#### What needs to be done:
Begin with the opening line of the records and extract each line through the one holding "anchor=base] (t2) at"; pictures are not part of the copy.

---- Records to process

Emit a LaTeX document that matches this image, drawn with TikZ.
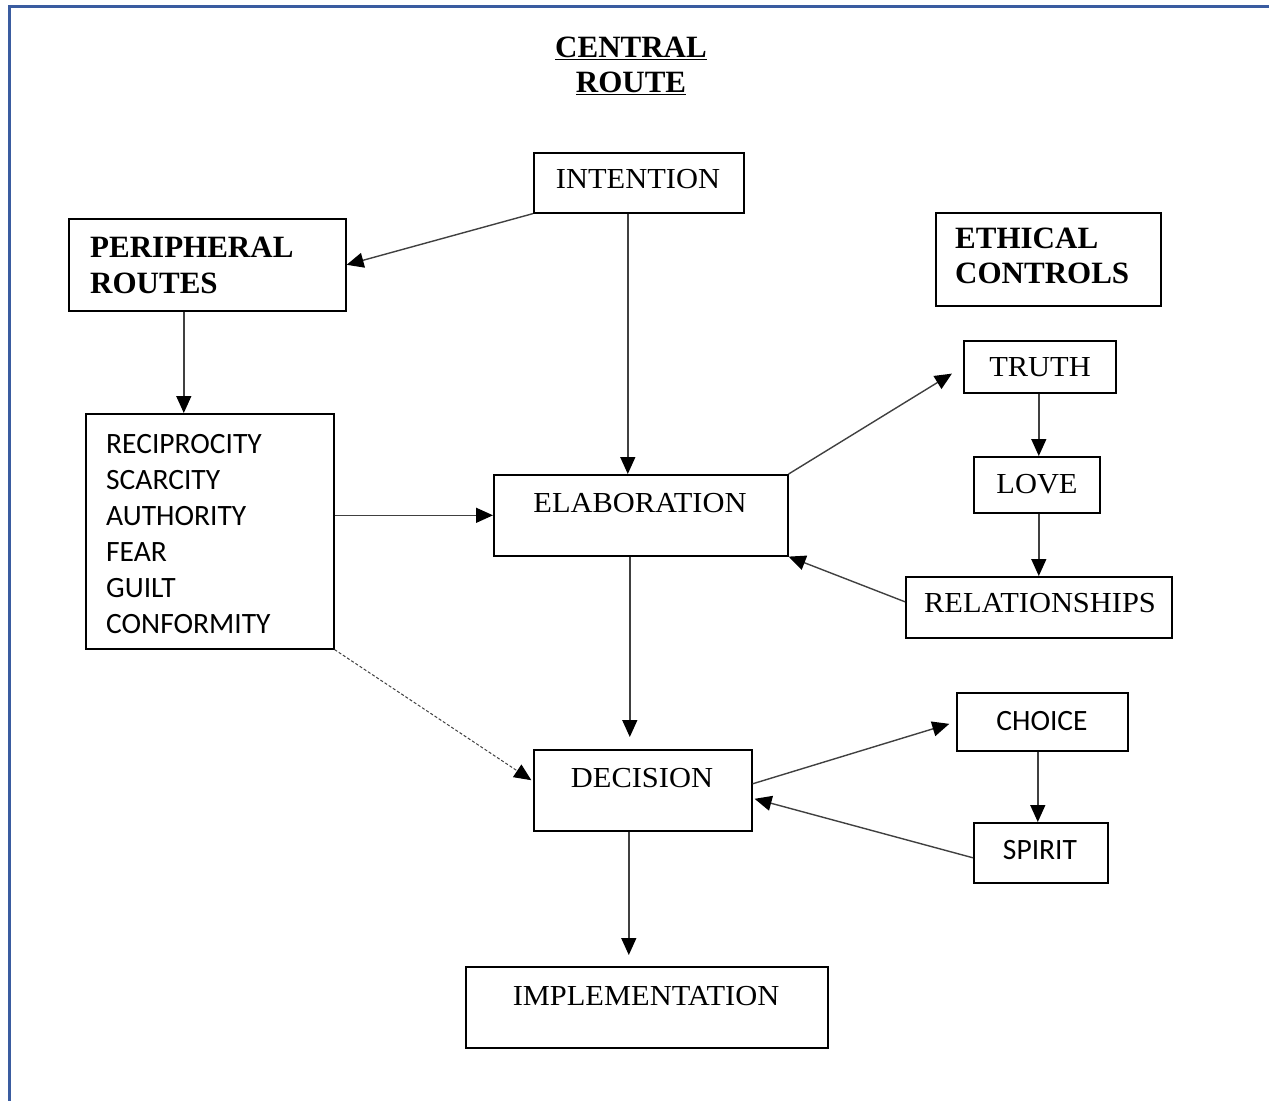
\documentclass[tikz,border=0pt]{standalone}
\usepackage{fontspec}
\setmainfont{Liberation Serif}
\newfontfamily\garam{Liberation Serif}[FakeStretch=1.05]
\newfontfamily\calib{Carlito}
\usetikzlibrary{arrows.meta}
\definecolor{framecol}{RGB}{58,92,160}
\tikzset{
  box/.style={draw=black, line width=1.6pt, inner sep=0pt, anchor=north west},
  txt/.style={inner sep=0pt, anchor=base, font=\garam\fontsize{29}{34}\selectfont},
  cal/.style={inner sep=0pt, anchor=base, font=\calib\fontsize{29.5}{34}\selectfont},
  bold/.style={inner sep=0pt, font=\bfseries\fontsize{31}{36}\selectfont},
  arr/.style={draw=black!75, line width=1.4pt, -{Triangle[length=17pt,width=15pt,fill=black,color=black]}},
}
\begin{document}
\begin{tikzpicture}[x=1pt,y=-1pt]
\useasboundingbox (0,0) rectangle (1269,1101);
\draw[framecol, line width=3pt] (1269,6.3) -- (9,6.3) -- (9,1101);

% title
\node[bold, anchor=base] (t1) at (631,57) {\underline{CENTRAL}};
\node[bold, anchor=base] (t2) at (631,92) {\underline{ROUTE}};

% boxes
\node[box, minimum width=210pt, minimum height=60pt] (intention) at (533,152) {};
\node[box, minimum width=277pt, minimum height=92pt] (periph) at (68,218) {};
\node[box, minimum width=225pt, minimum height=93pt] (ethical) at (935,212) {};
\node[box, minimum width=248pt, minimum height=235pt] (list) at (85,413) {};
\node[box, minimum width=294pt, minimum height=81pt] (elab) at (493,474) {};
\node[box, minimum width=152pt, minimum height=52pt] (truth) at (963,340) {};
\node[box, minimum width=126pt, minimum height=56pt] (love) at (973,456) {};
\node[box, minimum width=266pt, minimum height=61pt] (rel) at (905,576) {};
\node[box, minimum width=218pt, minimum height=81pt] (decision) at (533,749) {};
\node[box, minimum width=171pt, minimum height=58pt] (choice) at (956,692) {};
\node[box, minimum width=134pt, minimum height=60pt] (spirit) at (973,822) {};
\node[box, minimum width=362pt, minimum height=81pt] (impl) at (465,966) {};

% texts
\node[txt] (lIntention) at (638,188) {INTENTION};
\node[bold, anchor=base west] (lPer1) at (90,257) {PERIPHERAL};
\node[bold, anchor=base west] (lPer2) at (90,293) {ROUTES};
\node[bold, anchor=base west] (lEth1) at (955,248) {ETHICAL};
\node[bold, anchor=base west] (lEth2) at (955,283) {CONTROLS};
\foreach \w [count=\i from 0] in {RECIPROCITY,SCARCITY,AUTHORITY,FEAR,GUILT,CONFORMITY}
  \node[cal, anchor=base west] (lList\i) at (106,453+36*\i) {\w};
\node[txt] (lElab) at (640,512) {ELABORATION};
\node[txt] (lTruth) at (1040,376) {TRUTH};
\node[txt] (lLove) at (1037,493) {LOVE};
\node[txt] (lRel) at (1040,612) {RELATIONSHIPS};
\node[txt] (lDec) at (642,787) {DECISION};
\node[cal] (lChoice) at (1042,730) {CHOICE};
\node[cal] (lSpirit) at (1040,859) {SPIRIT};
\node[txt] (lImpl) at (646,1005) {IMPLEMENTATION};

% connectors
\draw[arr] (intention.south west) -- (periph.east);
\draw[arr] ([xshift=-11pt]intention.south) -- ([xshift=-13pt]elab.north);
\draw[arr] ([xshift=-23.5pt]periph.south) -- ([xshift=-23.5pt]periph.south |- list.north);
\draw[arr] (list.east |- elab.west) -- (elab.west);
\draw[arr, shorten >=13pt] (elab.north east) -- (truth.west);
\draw[arr] ([yshift=5.5pt]rel.west) -- (elab.south east);
\draw[arr] ([xshift=2pt]love.north |- truth.south) -- ([xshift=2pt]love.north);
\draw[arr] ([xshift=2pt]love.south) -- ([xshift=2pt]love.south |- rel.north);
\draw[arr, shorten >=12pt] ([xshift=-11pt]elab.south) -- ([xshift=-11pt]elab.south |- decision.north);
\draw[arr, shorten >=7pt] ([yshift=6.5pt]decision.east) -- (choice.west);
\draw[arr] ([yshift=-5pt]spirit.west) -- ([yshift=-8.5pt,xshift=2pt]decision.east);
\draw[arr] ([xshift=-3pt]spirit.north |- choice.south) -- ([xshift=-3pt]spirit.north);
\draw[arr, shorten >=11pt] ([xshift=-14pt]decision.south) -- ([xshift=-14pt]decision.south |- impl.north);
\draw[arr, dash pattern=on 3pt off 2pt, line width=1pt, shorten >=2pt] (list.south east) -- ([yshift=9pt]decision.west);
\end{tikzpicture}
\end{document}
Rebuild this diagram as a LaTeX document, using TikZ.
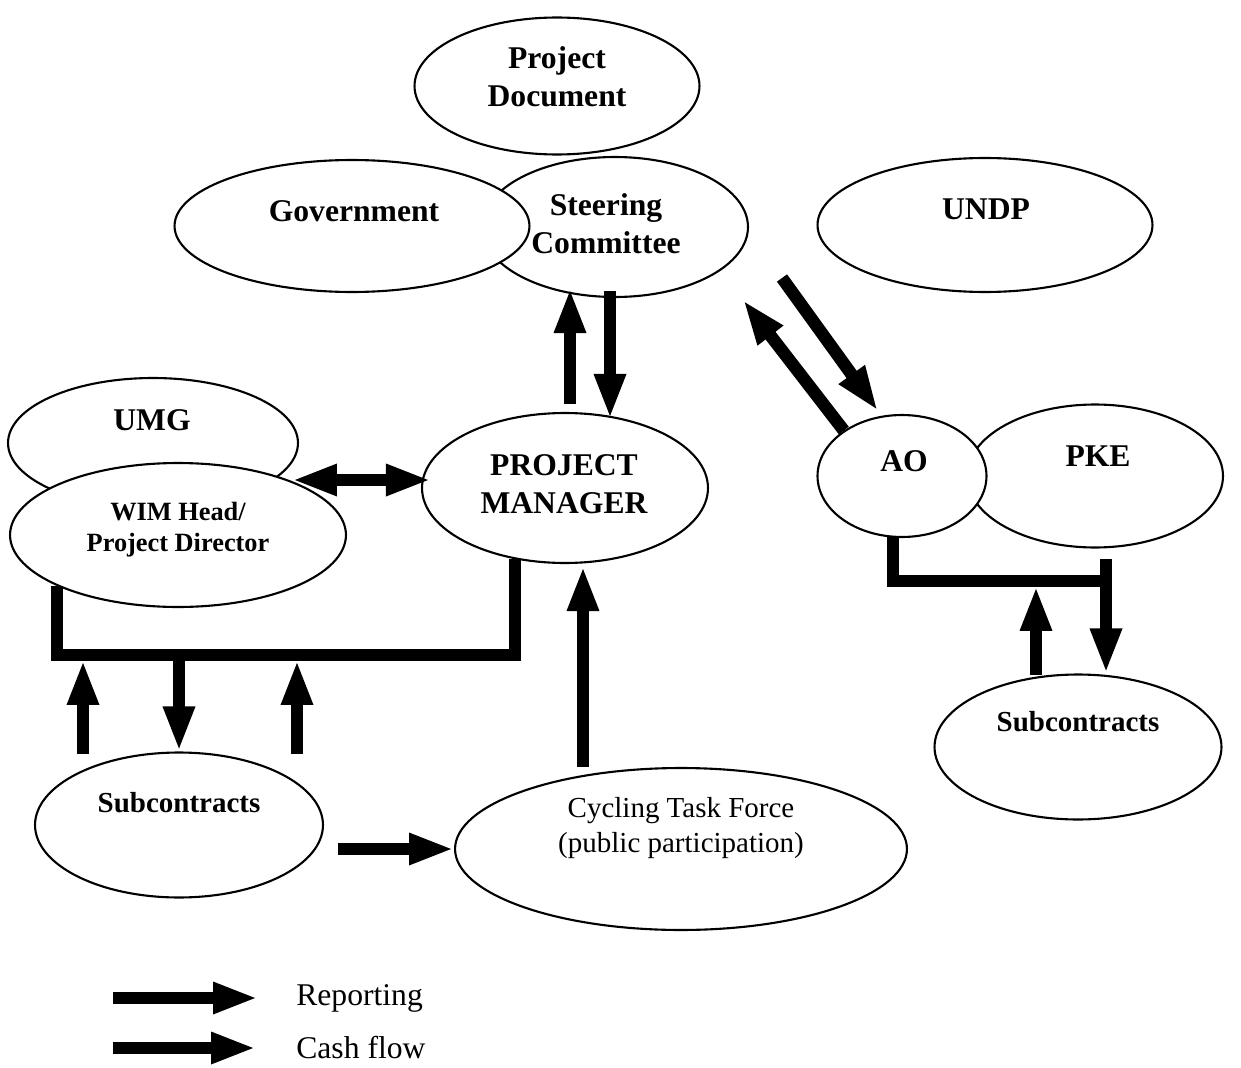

--------

#### Expected output:
Emit a LaTeX document that matches this image, drawn with TikZ.
\documentclass[tikz,border=0pt]{standalone}
\usepackage{fontspec}
\setmainfont{Liberation Serif}
\newfontfamily\garam{Liberation Serif}[FakeStretch=1.05]
\newfontfamily\calib{Carlito}
\usetikzlibrary{arrows.meta}
\definecolor{framecol}{RGB}{58,92,160}
\tikzset{
  box/.style={draw=black, line width=1.6pt, inner sep=0pt, anchor=north west},
  txt/.style={inner sep=0pt, anchor=base, font=\garam\fontsize{29}{34}\selectfont},
  cal/.style={inner sep=0pt, anchor=base, font=\calib\fontsize{29.5}{34}\selectfont},
  bold/.style={inner sep=0pt, font=\bfseries\fontsize{31}{36}\selectfont},
  arr/.style={draw=black!75, line width=1.4pt, -{Triangle[length=17pt,width=15pt,fill=black,color=black]}},
}
\begin{document}
\begin{tikzpicture}[x=1pt,y=-1pt]
\useasboundingbox (0,0) rectangle (1269,1101);
\draw[framecol, line width=3pt] (1269,6.3) -- (9,6.3) -- (9,1101);

% title
\node[bold, anchor=base] (t1) at (631,57) {\underline{CENTRAL}};
\node[bold, anchor=base] (t2) at (631,92) {\underline{ROUTE}};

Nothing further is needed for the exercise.